Impressões de uma viagem à província de Fujian 福建 - (III)

2ª feira, dia 20 de Fevereiro de 2017
Gulang Yu 鼓浪屿

Acordei bem cedo para apanhar um ferry boat para Gulang Yu 鼓浪屿, uma pequena ilha diante de Xiamen 厦门que na primeira metade do século XIX chegou a ser considerada por “a milha quadrada mais rica do Mundo”. Na verdade, a ilha é tão pequena que não chega a uma milha quadrada, tendo apenas cerca de 2 quilómetros quadrados - talvez a tivessem medido na maré baixa! Nessa altura, os mercadores ingleses, de outros países europeus e do Japão usavam Xiamen como principal entreposto comercial com a China continental, onde construíram grandes fortunas à conta do chá, das sedas, do ópio, da prata e do ouro, e de tantos outros produtos que a China oferecia e procurava. Os mercadores ocidentais habitavam na pequena ilha de Gulang Yu, que era conveniente por ser mais pequena e oferecer um ambiente mais protegido para as suas famílias enquanto eles se deslocavam a Xiamen para os negócios do dia-a-dia. Gulang Yu foi importante até à Primeira Guerra do Ópio (1839-42), e perdeu a sua influência a partir do momento em que os ingleses se mudaram para Hong Kong mais a Sul e aí estabeleceram o seu novo centro de negócios com a China. Mas o encanto desta ilha permanece intacto.

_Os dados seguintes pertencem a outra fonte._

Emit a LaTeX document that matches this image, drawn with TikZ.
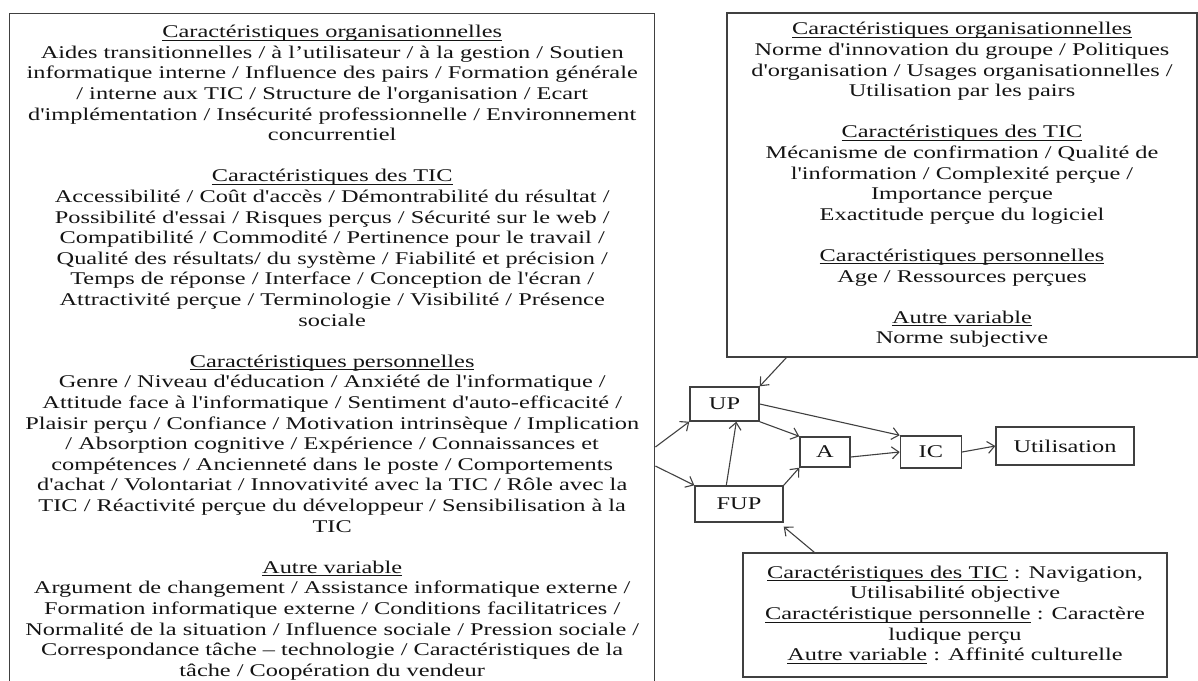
\documentclass[tikz,border=0pt]{standalone}
\usepackage{amsmath}
\usepackage{fontspec}
\setmainfont{Liberation Serif}[FakeStretch=1.36,Ligatures=TeXOff]
\usetikzlibrary{arrows.meta,calc,positioning}
\newcommand{\titre}[1]{\underline{\smash[b]{#1}}}

\begin{document}
\begin{tikzpicture}[
  x=1pt, y=-1pt,
  >={Straight Barb[length=7pt,width=12pt]},
  every node/.style={font=\fontsize{17.9pt}{20.6pt}\selectfont, text=black!92},
  bloc/.style={draw=black!75, line width=1.4pt, align=center, inner sep=0pt},
  var/.style={draw=black!75, line width=1.4pt, inner sep=0pt},
  fleche/.style={->, line width=1.1pt, draw=black!75}
]
  \path[use as bounding box, clip] (0,0) rectangle (1198,680);

  % facteurs externes
  \node[bloc, anchor=north west, minimum width=645pt, minimum height=678pt] (gauche) at (9,13) {%
    \titre{Caractéristiques organisationnelles}\\
    Aides transitionnelles / à l’utilisateur / à la gestion / Soutien\\
    informatique interne / Influence des pairs / Formation générale\\
    / interne aux TIC / Structure de l'organisation / Ecart\\
    d'implémentation / Insécurité professionnelle / Environnement\\
    concurrentiel\\[20.6pt]
    \titre{Caractéristiques des TIC}\\
    Accessibilité / Coût d'accès / Démontrabilité du résultat /\\
    Possibilité d'essai / Risques perçus / Sécurité sur le web /\\
    Compatibilité / Commodité / Pertinence pour le travail /\\
    Qualité des résultats/ du système / Fiabilité et précision /\\
    Temps de réponse / Interface / Conception de l'écran /\\
    Attractivité perçue / Terminologie / Visibilité / Présence\\
    sociale\\[20.6pt]
    \titre{Caractéristiques personnelles}\\
    Genre / Niveau d'éducation / Anxiété de l'informatique /\\
    Attitude face à l'informatique / Sentiment d'auto-efficacité /\\
    Plaisir perçu / Confiance / Motivation intrinsèque / Implication\\
    / Absorption cognitive / Expérience / Connaissances et\\
    compétences / Ancienneté dans le poste / Comportements\\
    d'achat / Volontariat / Innovativité avec la TIC / Rôle avec la\\
    TIC / Réactivité perçue du développeur / Sensibilisation à la\\
    TIC\\[20.6pt]
    \titre{Autre variable}\\
    Argument de changement / Assistance informatique externe /\\
    Formation informatique externe / Conditions facilitatrices /\\
    Normalité de la situation / Influence sociale / Pression sociale /\\
    Correspondance tâche – technologie / Caractéristiques de la\\
    tâche / Coopération du vendeur};
  \node[bloc, minimum width=470pt, minimum height=344pt] (haut) at (962,185) {%
    \titre{Caractéristiques organisationnelles}\\
    Norme d'innovation du groupe / Politiques\\
    d'organisation / Usages organisationnelles /\\
    Utilisation par les pairs\\[20.6pt]
    \titre{Caractéristiques des TIC}\\
    Mécanisme de confirmation / Qualité de\\
    l'information / Complexité perçue /\\
    Importance perçue\\
    Exactitude perçue du logiciel\\[20.6pt]
    \titre{Caractéristiques personnelles}\\
    Age / Ressources perçues\\[20.6pt]
    \titre{Autre variable}\\
    Norme subjective};
  \node[bloc, minimum width=424pt, minimum height=124pt] (bas) at (955,615) {%
    \titre{Caractéristiques des TIC} : Navigation,\\
    Utilisabilité objective\\
    \titre{Caractéristique personnelle} : Caractère\\
    ludique perçu\\
    \titre{Autre variable} : Affinité culturelle};

  % modele
  \node[var, minimum width=69pt, minimum height=34pt] (UP) at (724.5,404) {UP};
  \node[var, minimum width=88pt, minimum height=36pt] (FUP) at (739,504) {FUP};
  \node[var, minimum width=50pt, minimum height=30pt] (A) at (825,452) {A};
  \node[var, minimum width=61pt, minimum height=32pt, right=49pt of A] (IC) {IC};
  \node[var, minimum width=138pt, minimum height=38pt] (util) at (1065,446) {Utilisation};

  \coordinate (g1) at ($(gauche.north east)+(0,434)$);
  \coordinate (g2) at ($(gauche.north east)+(0,453)$);

  \draw[fleche] (g1) -- (UP.south west);
  \draw[fleche] (g2) -- (FUP.north west);
  \draw[fleche] ($(haut.south west)+(60,0)$) -- (UP.north east);
  \draw[fleche] ($(bas.north west)+(72,0)$) -- ($(FUP.south east)+(0,4)$);
  \draw[fleche] ($(FUP.north west)+(32,0)$) -- ($(UP.south west)+(47,0)$);
  \draw[fleche] (UP.south east) -- (A.north west);
  \draw[fleche] (FUP.north east) -- (A.south west);
  \draw[fleche] (UP.east) -- (IC.north west);
  \draw[fleche] ($(A.east)+(0,5)$) -- (IC.west);
  \draw[fleche] (IC.east) -- (util.west);
\end{tikzpicture}
\end{document}
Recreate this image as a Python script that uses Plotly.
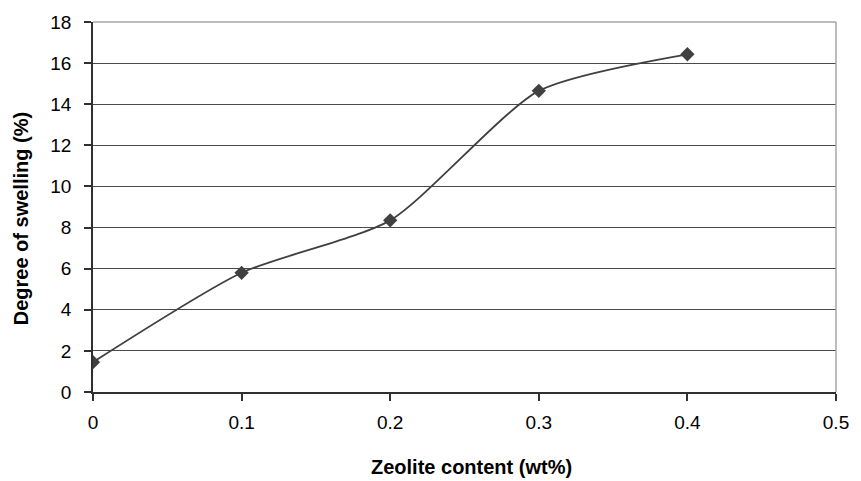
import plotly.graph_objects as go

zeolite = [0, 0.1, 0.2, 0.3, 0.4]
swelling = [1.45, 5.8, 8.35, 14.65, 16.43]
x_ticks = [0, 0.1, 0.2, 0.3, 0.4, 0.5]
y_ticks = [0, 2, 4, 6, 8, 10, 12, 14, 16, 18]
x_title = "Zeolite content (wt%)"
y_title = "Degree of swelling (%)"

dark = "#404040"
font = "Liberation Sans, Arial, sans-serif"

fig = go.Figure()
fig.add_trace(go.Scatter(
    x=zeolite, y=swelling, mode="lines+markers",
    line=dict(color=dark, width=1.8, shape="spline", smoothing=0.65),
    marker=dict(symbol="diamond", size=11, color=dark),
    showlegend=False,
))

fig.update_layout(
    width=861, height=481,
    margin=dict(l=93, r=16, t=19, b=89),
    paper_bgcolor="white", plot_bgcolor="white",
    font=dict(family=font, color="black", size=19),
    xaxis=dict(
        range=[0, 0.5], tickvals=x_ticks, ticktext=[str(v) for v in x_ticks],
        showgrid=False, zeroline=False,
        showline=True, linecolor="#303030", linewidth=1.5,
        ticks="outside", ticklen=7, tickcolor="#303030", tickwidth=1.5,
        ticklabelstandoff=5,
    ),
    yaxis=dict(
        range=[0, 18], tickvals=y_ticks,
        showgrid=True, gridcolor="#4a4a4a", gridwidth=1.2,
        zeroline=False,
        showline=True, linecolor="#303030", linewidth=1.5,
        ticks="outside", ticklen=7, tickcolor="#303030", tickwidth=1.5,
        ticklabelstandoff=9,
    ),
    annotations=[
        dict(text="<b>" + x_title + "</b>", xref="paper", yref="paper",
             x=(476 - 93) / 752, y=-(468 - 392) / 373, xanchor="center", yanchor="middle",
             showarrow=False, font=dict(size=20)),
        dict(text="<b>" + y_title + "</b>", xref="paper", yref="paper",
             x=-(93 - 21) / 752, y=(392 - 217) / 373, xanchor="center", yanchor="middle",
             textangle=-90, showarrow=False, font=dict(size=20)),
    ],
    shapes=[
        dict(type="line", xref="paper", yref="paper", x0=0, x1=1, y0=1, y1=1,
             line=dict(color="#a6a6a6", width=1.5), layer="above"),
        dict(type="line", xref="paper", yref="paper", x0=1, x1=1, y0=0, y1=1,
             line=dict(color="#a6a6a6", width=1.5), layer="above"),
    ],
)

fig.write_html(
    "out.html",
    config={"displayModeBar": False},
    post_script="document.body.style.margin='0';document.body.style.overflow='hidden';",
)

Junto à praia, o antigo Consulado Britânico de Gulang Yu 鼓浪屿

Mal o barco aportou à ilha, cerca de três dezenas de pessoas esperavam os passageiros, exibindo certificados mais ou menos oficiais em como seriam bons guias turísticos para o périplo. No entanto, não lhes ouvi uma só palavra de Inglês. E olhando em redor, notei que o único ocidental (se é que esse adjectivo me pode assentar) era eu. Ao longo do dia fui ouvindo os vários transeuntes a advinhar de onde é que eu seria: Yīngguó rén 英国人 (inglês)?; Mĕiguó rén 美国人 (americano)?; Èluósī rén 俄罗斯人 (russo)? Quando me apetecia, respondia que não, que era um Pútáoyá rén 葡萄牙人 (português) e ríamos juntos; e noutras vezes deixei-os estar a especular e ríamos cada um para seu lado.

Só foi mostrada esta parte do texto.